_Short task_
Take the listing from its first line through the line that contains "import seaborn as sns" and please retype those lines exactly, leaving out the pictures.

_Data provided_
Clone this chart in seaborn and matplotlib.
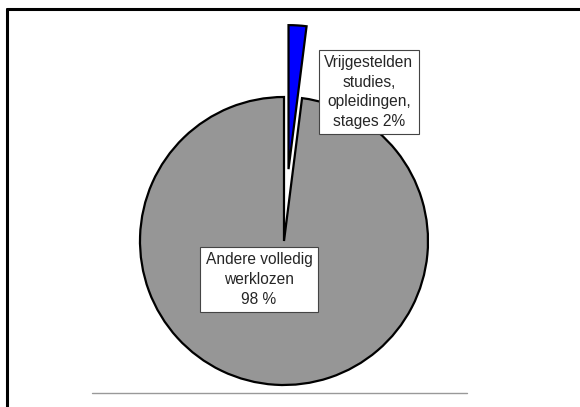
"""
Pie chart: share of exempted unemployed (studies, training, internships)
among all fully unemployed.
"""

import matplotlib
matplotlib.use("Agg")
import matplotlib.pyplot as plt
from matplotlib.lines import Line2D
import seaborn as sns

# Data
categories = ["Vrijgestelden\nstudies,\nopleidingen,\nstages 2%",
              "Andere volledig\nwerklozen\n98 %"]
shares = [2, 98]
slice_colors = ["#0000FF", "#969696"]

W, H = 580, 407

sns.set_theme(style="white")
plt.rcParams["font.family"] = ["Liberation Sans", "DejaVu Sans"]

fig = plt.figure(figsize=(W / 100, H / 100), dpi=100)
ax = fig.add_axes([0, 0, 1, 1])

radius = 144
center = (284, H - 241)
ax.pie(shares, colors=slice_colors, startangle=90, counterclock=False,
       explode=[0.5 * radius, 0], radius=radius, center=center,
       wedgeprops=dict(edgecolor="black", linewidth=1.6))
ax.set_xlim(0, W)
ax.set_ylim(0, H)
ax.set_aspect("equal")
ax.axis("off")

# label boxes
box = dict(boxstyle="square,pad=0.36", facecolor="white",
           edgecolor="#444444", linewidth=0.8)
ax.text(369, H - 92, categories[0], ha="center", va="center",
        fontsize=11.2, linespacing=1.38, bbox=box)
ax.text(259, H - 279.5, categories[1], ha="center", va="center",
        fontsize=11.2, linespacing=1.38, bbox=box)

# slide frame (top and left) and footer rule
fig.add_artist(Line2D([6.5 / W, 1], [1 - 8.5 / H, 1 - 8.5 / H],
                      transform=fig.transFigure, color="black", lw=2.2))
fig.add_artist(Line2D([6.5 / W, 6.5 / W], [0, 1 - 8.5 / H],
                      transform=fig.transFigure, color="black", lw=2.2))
fig.add_artist(Line2D([92 / W, 467 / W], [1 - 393 / H, 1 - 393 / H],
                      transform=fig.transFigure, color="#999999", lw=1))

fig.savefig("out.png", dpi=100)
plt.close(fig)
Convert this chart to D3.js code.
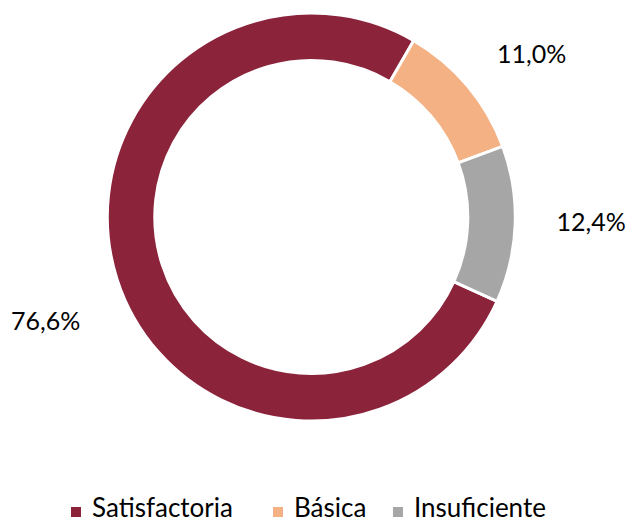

_Result_
Clone this chart in seaborn and matplotlib.
"""
Pie chart: share of exempted unemployed (studies, training, internships)
among all fully unemployed.
"""

import matplotlib
matplotlib.use("Agg")
import matplotlib.pyplot as plt
from matplotlib.lines import Line2D
import seaborn as sns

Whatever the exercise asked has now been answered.